Advances in integrated circuit technologies have enabled the single-chip integration of multiple analog/RF and digital functions, resulting in complex mixed-signal Systems-on-a-Chip (SoCs) well suited for meeting the stringent and unique requirements of Department of Defense (DoD) electronic microsystems. Such high performance SoC designs have been made feasible by the increased speed and higher density available in modern nanometer-scale IC processes. A major consequence, however, of the drive towards ever smaller transistor gate lengths is an exponential increase in intra-wafer and intra-die process variations that have a direct impact on circuit performance. Often, designers must relax performance goals to guarantee a sufficient post-fabrication performance yield.

The core goal of the HEALICs program is to regain this lost performance by adding sensing and control circuitry that will compensate for the process variations in situ., which will ultimately allow designers to focus on the performance goals and not on yield related issues. This initiative is not limited to any particular type of circuit or control approach. Rather, it aims to develop techniques and technologies that allow any mixed-signal design to be runtime corrected at the SoC level. The technologies developed under this program will also address environmental variations and ageing, significantly enhancing the long-term reliability of DoD electronic systems.

HEALICs efforts start with a complex, mixed-signal baseline SoC design that had been either determined to not be practical due to processing technology variability or realized with extremely poor (near zero) performance yield as measured by target performance metrics. Performers will demonstrate that the performance yield of the baseline SoC can be dramatically increased by the introduction of on-chip self-healing circuits.
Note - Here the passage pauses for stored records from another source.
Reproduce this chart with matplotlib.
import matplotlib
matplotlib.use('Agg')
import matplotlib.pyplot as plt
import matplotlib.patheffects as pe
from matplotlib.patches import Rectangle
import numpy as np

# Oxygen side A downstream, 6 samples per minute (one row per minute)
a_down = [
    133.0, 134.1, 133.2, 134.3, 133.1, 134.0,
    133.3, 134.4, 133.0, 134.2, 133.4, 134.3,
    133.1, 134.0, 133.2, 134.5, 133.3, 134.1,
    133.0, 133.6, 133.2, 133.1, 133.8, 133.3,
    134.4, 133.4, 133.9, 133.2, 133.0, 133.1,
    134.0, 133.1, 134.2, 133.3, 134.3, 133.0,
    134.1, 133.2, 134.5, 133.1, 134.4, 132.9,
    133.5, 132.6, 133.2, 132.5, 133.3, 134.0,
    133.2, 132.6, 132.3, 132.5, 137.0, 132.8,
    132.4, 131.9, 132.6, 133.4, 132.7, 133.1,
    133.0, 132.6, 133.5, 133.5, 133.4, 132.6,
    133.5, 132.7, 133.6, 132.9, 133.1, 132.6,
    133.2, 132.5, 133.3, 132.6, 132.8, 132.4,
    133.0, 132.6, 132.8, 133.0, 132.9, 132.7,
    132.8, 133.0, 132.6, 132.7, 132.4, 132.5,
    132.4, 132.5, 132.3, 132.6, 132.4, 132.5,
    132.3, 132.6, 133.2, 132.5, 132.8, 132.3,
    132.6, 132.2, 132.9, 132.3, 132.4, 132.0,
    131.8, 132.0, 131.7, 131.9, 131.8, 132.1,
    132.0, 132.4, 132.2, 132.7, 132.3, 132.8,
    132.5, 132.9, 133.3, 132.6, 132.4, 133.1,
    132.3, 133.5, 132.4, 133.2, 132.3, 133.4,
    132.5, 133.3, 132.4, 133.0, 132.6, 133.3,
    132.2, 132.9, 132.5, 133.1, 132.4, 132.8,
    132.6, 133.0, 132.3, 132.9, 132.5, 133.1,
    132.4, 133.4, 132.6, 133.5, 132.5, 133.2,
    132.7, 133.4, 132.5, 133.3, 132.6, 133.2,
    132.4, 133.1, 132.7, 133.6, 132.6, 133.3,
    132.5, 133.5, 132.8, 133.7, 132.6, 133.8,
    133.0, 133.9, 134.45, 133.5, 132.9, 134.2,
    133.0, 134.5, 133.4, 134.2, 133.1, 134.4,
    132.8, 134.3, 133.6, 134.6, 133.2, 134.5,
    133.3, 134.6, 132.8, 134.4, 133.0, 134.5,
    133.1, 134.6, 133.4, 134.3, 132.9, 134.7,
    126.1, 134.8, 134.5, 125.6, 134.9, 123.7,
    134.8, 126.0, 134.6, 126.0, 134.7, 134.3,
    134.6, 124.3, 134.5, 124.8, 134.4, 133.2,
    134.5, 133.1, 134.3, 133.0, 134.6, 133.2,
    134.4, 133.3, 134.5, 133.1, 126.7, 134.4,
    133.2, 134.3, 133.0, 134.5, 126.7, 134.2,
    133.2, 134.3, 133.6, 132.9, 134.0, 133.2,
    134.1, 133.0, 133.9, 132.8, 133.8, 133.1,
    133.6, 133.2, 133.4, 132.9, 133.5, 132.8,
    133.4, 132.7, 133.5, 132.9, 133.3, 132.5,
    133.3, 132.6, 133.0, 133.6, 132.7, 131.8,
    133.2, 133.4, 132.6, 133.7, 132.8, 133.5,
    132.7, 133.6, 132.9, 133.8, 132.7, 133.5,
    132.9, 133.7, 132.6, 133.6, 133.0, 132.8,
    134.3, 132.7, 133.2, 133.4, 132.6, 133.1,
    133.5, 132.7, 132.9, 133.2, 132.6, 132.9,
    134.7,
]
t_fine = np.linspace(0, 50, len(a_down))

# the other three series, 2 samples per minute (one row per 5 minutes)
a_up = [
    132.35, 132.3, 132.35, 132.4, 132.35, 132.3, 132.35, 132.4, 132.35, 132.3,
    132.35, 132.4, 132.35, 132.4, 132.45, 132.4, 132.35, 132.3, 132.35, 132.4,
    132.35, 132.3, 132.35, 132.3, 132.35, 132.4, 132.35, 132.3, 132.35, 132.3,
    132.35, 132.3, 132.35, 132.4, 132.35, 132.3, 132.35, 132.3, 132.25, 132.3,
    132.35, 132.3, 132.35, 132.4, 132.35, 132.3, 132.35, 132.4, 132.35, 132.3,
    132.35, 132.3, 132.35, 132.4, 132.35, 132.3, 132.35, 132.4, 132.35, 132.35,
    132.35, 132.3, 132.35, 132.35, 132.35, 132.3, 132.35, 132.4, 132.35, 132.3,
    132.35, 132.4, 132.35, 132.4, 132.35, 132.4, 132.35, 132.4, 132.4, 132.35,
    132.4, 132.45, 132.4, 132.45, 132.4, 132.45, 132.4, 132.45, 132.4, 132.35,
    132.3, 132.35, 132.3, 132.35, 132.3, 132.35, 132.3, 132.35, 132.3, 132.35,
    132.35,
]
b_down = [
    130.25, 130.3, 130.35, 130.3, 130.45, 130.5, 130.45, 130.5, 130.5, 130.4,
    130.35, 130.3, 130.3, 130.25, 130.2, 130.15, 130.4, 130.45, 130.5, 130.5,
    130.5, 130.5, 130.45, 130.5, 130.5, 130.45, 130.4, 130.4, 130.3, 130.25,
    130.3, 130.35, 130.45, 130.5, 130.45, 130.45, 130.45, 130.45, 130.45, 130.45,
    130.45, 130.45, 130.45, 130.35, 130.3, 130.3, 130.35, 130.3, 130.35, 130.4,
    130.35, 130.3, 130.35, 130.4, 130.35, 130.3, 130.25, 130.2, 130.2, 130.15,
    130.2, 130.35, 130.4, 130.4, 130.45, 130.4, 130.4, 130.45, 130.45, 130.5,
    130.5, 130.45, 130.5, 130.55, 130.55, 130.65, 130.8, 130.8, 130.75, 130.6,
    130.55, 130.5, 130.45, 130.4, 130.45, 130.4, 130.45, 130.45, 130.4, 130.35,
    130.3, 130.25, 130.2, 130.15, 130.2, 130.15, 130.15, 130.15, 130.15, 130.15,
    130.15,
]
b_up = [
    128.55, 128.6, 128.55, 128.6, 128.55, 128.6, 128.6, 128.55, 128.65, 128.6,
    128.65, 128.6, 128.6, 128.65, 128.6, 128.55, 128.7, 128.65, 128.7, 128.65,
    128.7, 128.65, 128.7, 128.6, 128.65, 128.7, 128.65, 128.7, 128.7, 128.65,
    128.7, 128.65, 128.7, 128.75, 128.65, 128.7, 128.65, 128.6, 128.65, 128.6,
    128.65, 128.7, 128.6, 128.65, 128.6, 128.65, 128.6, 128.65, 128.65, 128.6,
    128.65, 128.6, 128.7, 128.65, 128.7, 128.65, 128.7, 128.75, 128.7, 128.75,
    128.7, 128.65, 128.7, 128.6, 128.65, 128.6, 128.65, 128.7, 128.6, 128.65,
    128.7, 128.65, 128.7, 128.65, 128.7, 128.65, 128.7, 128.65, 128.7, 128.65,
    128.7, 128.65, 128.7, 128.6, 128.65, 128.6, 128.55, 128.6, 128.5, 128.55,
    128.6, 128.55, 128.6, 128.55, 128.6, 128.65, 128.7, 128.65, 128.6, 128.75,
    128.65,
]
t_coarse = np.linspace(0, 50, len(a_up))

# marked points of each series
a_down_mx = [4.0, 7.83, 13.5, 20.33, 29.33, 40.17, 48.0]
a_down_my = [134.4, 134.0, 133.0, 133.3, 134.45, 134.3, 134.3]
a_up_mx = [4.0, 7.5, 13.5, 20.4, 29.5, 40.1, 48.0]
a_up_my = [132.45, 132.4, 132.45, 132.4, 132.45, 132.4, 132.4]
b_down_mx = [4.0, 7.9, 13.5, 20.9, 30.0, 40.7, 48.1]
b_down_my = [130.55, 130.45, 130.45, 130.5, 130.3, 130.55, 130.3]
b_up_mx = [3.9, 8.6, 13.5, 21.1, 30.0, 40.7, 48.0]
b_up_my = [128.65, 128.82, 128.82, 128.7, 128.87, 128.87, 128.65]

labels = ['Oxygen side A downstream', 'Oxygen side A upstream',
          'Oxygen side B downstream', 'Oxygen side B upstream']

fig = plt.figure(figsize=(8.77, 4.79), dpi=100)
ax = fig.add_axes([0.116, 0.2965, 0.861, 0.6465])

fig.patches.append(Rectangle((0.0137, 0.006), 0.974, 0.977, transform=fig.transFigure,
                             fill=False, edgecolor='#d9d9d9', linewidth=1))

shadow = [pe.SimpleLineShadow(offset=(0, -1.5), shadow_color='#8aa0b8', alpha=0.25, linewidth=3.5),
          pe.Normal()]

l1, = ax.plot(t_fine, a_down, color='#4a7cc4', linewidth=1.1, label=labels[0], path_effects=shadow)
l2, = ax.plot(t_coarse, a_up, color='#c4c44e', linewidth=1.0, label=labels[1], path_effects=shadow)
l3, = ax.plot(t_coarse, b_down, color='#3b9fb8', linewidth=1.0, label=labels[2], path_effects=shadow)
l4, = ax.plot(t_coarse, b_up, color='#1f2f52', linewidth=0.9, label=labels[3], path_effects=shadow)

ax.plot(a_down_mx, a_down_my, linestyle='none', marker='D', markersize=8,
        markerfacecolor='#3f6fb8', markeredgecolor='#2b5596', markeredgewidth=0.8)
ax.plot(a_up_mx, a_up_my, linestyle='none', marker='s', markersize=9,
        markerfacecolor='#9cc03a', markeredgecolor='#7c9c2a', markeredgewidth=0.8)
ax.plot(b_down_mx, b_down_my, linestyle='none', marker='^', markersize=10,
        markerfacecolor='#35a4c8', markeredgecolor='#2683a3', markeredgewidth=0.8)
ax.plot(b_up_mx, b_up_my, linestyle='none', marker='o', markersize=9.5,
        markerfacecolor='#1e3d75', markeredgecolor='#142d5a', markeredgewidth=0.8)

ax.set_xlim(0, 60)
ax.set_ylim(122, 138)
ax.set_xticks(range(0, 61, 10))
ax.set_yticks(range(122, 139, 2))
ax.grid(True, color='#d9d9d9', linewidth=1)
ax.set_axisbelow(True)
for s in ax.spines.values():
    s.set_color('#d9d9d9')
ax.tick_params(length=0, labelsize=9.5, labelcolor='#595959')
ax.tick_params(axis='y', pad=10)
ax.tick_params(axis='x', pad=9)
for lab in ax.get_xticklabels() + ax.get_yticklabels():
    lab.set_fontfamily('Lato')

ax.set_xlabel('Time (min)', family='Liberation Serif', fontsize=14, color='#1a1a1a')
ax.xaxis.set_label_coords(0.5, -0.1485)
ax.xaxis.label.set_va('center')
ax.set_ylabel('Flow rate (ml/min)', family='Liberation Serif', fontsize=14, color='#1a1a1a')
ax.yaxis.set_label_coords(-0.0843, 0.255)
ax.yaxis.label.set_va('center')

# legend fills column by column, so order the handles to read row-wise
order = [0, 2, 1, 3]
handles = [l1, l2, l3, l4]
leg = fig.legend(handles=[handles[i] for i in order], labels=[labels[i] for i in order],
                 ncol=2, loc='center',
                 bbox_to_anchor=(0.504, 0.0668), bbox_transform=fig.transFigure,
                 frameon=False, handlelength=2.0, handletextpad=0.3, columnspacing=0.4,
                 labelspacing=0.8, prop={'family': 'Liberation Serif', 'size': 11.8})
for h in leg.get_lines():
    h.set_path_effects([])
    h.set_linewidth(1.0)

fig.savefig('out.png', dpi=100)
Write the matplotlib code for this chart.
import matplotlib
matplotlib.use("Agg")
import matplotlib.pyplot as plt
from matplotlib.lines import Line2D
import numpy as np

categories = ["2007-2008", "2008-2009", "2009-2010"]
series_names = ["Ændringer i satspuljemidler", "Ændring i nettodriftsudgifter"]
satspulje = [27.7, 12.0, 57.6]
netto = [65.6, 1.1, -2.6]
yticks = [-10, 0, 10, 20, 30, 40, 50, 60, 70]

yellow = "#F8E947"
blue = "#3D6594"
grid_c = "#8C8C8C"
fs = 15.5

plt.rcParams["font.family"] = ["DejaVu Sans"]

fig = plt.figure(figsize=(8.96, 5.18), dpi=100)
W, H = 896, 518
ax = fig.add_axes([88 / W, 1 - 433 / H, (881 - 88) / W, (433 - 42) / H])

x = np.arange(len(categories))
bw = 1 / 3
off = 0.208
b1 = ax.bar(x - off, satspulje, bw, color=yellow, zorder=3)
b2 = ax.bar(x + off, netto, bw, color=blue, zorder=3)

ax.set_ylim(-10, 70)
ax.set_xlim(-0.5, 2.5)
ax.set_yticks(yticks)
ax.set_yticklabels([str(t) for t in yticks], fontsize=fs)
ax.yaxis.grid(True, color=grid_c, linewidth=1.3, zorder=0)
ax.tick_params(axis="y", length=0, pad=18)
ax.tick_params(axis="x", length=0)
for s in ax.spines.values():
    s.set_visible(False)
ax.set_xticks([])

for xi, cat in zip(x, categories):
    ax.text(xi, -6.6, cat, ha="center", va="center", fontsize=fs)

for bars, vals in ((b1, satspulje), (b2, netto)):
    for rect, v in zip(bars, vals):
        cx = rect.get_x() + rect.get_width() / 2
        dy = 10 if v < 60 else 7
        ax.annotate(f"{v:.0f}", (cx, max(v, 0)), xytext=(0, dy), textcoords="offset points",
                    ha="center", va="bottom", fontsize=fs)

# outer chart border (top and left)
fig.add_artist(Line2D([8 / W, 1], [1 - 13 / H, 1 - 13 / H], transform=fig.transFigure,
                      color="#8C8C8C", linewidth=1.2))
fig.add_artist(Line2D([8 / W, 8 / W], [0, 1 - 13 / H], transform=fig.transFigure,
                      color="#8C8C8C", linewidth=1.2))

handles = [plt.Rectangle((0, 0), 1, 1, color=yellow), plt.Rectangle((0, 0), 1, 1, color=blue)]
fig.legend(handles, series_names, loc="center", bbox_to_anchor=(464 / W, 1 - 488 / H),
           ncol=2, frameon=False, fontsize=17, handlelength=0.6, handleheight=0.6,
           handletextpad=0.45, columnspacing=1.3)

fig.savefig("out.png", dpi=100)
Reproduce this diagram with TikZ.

In Phase I, performers will design and fabricate key sub-blocks of a target mixed-signal core with local self-healing control added. Further, the performers will develop robust, global self-healing control algorithms for integration with the sub-blocks into a complex mixed-signal design. Phase I goals are a performance yield >75% upon activation of self-healing and power consumption overhead <10%.

In Phase II, performers will integrate the previously demonstrated self-healing mixed-signal core into a larger SoC. Phase II goals are a performance yield >95% upon activation of self-healing, and power consumption overhead <5%.

An ongoing activity of this program will be the development of self-healing mixed-signal IP core libraries for next-generation DoD electronic microsystems.